Retype the data exactly, from its first line to the line containing "minimum width=632pt, minimum", including both, and skip any picture.
......
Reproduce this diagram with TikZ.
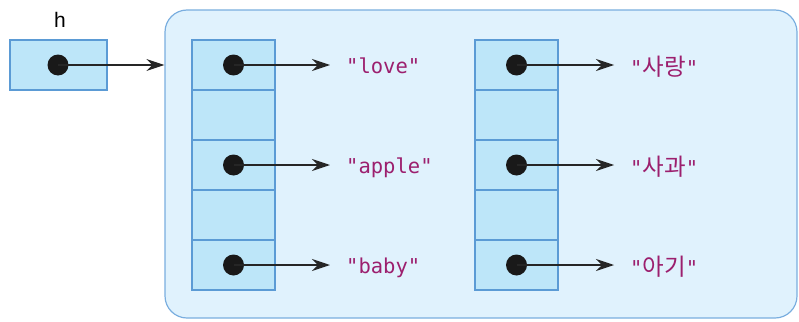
\documentclass[tikz,border=0pt]{standalone}
\usepackage{fontspec}
\setmainfont{Liberation Sans}
\newfontfamily\codefont{DejaVu Sans Mono}
\newfontfamily\krfont{Noto Sans CJK KR}
\usetikzlibrary{arrows.meta}

\definecolor{boxfill}{HTML}{E0F2FD}
\definecolor{boxline}{HTML}{7AAEDF}
\definecolor{cellfill}{HTML}{BDE6F9}
\definecolor{cellline}{HTML}{5B9BD5}
\definecolor{strcol}{HTML}{9C1F6E}

\tikzset{
  cell/.style={draw=cellline, fill=cellfill, line width=1.2pt, minimum width=83pt, minimum height=50pt, inner sep=0pt},
  dot/.style={circle, fill=black!90, minimum size=21pt, inner sep=0pt},
  ptr/.style={line width=1.3pt, black!85, shorten >=16pt, -{Stealth[length=18pt, width=12pt, inset=6pt]}},
  str/.style={anchor=base west, inner sep=0pt, text=strcol, font=\codefont\fontsize{20.5}{22}\selectfont},
}
\newcommand{\kr}[1]{{\krfont\fontsize{23.5}{25}\selectfont #1}}

\begin{document}
\begin{tikzpicture}[x=1pt, y=-1pt]
  \useasboundingbox (0,0) rectangle (799,321);

  % the table that holds the buckets
  \node[draw=boxline, fill=boxfill, line width=1.2pt, rounded corners=22pt,
        minimum width=632pt, minimum height=308pt, inner sep=0pt] (box) at (481,164) {};

  % the variable h
  \node[cell, minimum width=97pt] (h) at (58.5,65) {};
  \node (hlabel) at (60,20) {\fontsize{21}{22}\selectfont h};
  \node[dot] (hd) at (58,65) {};
  \draw[ptr, shorten >=0pt] (hd.center) -- (hd.center -| box.west);

  % keys column
  \node[cell] (k1) at (233.5,65) {};
  \node[cell] (k2) at (233.5,115) {};
  \node[cell] (k3) at (233.5,165) {};
  \node[cell] (k4) at (233.5,215) {};
  \node[cell] (k5) at (233.5,265) {};

  % values column
  \node[cell] (v1) at (516.5,65) {};
  \node[cell] (v2) at (516.5,115) {};
  \node[cell] (v3) at (516.5,165) {};
  \node[cell] (v4) at (516.5,215) {};
  \node[cell] (v5) at (516.5,265) {};

  % the strings
  \node[str] (s1) at (346,73) {"love"};
  \node[str] (s3) at (346,173) {"apple"};
  \node[str] (s5) at (346,273) {"baby"};
  \node[str] (t1) at (630,75) {"\kr{사랑}"};
  \node[str] (t3) at (630,175) {"\kr{사과}"};
  \node[str] (t5) at (630,275) {"\kr{아기}"};

  % pointers from the cells
  \node[dot] (d1) at (k1) {};
  \node[dot] (d3) at (k3) {};
  \node[dot] (d5) at (k5) {};
  \node[dot] (e1) at (v1) {};
  \node[dot] (e3) at (v3) {};
  \node[dot] (e5) at (v5) {};

  \draw[ptr] (d1.center) -- (d1.center -| s1.west);
  \draw[ptr] (d3.center) -- (d3.center -| s3.west);
  \draw[ptr] (d5.center) -- (d5.center -| s5.west);
  \draw[ptr] (e1.center) -- (e1.center -| t1.west);
  \draw[ptr] (e3.center) -- (e3.center -| t3.west);
  \draw[ptr] (e5.center) -- (e5.center -| t5.west);
\end{tikzpicture}
\end{document}
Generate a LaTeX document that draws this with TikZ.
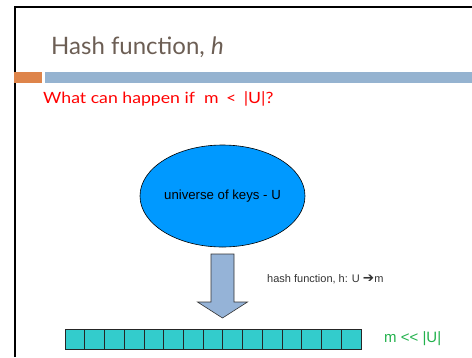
......
> Exercise output:
Reproduce this diagram with TikZ.
\documentclass[tikz,border=0pt]{standalone}
\usepackage{fontspec}
\setmainfont{Liberation Sans}
\newfontfamily\codefont{DejaVu Sans Mono}
\newfontfamily\krfont{Noto Sans CJK KR}
\usetikzlibrary{arrows.meta}

\definecolor{boxfill}{HTML}{E0F2FD}
\definecolor{boxline}{HTML}{7AAEDF}
\definecolor{cellfill}{HTML}{BDE6F9}
\definecolor{cellline}{HTML}{5B9BD5}
\definecolor{strcol}{HTML}{9C1F6E}

\tikzset{
  cell/.style={draw=cellline, fill=cellfill, line width=1.2pt, minimum width=83pt, minimum height=50pt, inner sep=0pt},
  dot/.style={circle, fill=black!90, minimum size=21pt, inner sep=0pt},
  ptr/.style={line width=1.3pt, black!85, shorten >=16pt, -{Stealth[length=18pt, width=12pt, inset=6pt]}},
  str/.style={anchor=base west, inner sep=0pt, text=strcol, font=\codefont\fontsize{20.5}{22}\selectfont},
}
\newcommand{\kr}[1]{{\krfont\fontsize{23.5}{25}\selectfont #1}}

\begin{document}
\begin{tikzpicture}[x=1pt, y=-1pt]
  \useasboundingbox (0,0) rectangle (799,321);

  % the table that holds the buckets
  \node[draw=boxline, fill=boxfill, line width=1.2pt, rounded corners=22pt,
        minimum width=632pt, minimum height=308pt, inner sep=0pt] (box) at (481,164) {};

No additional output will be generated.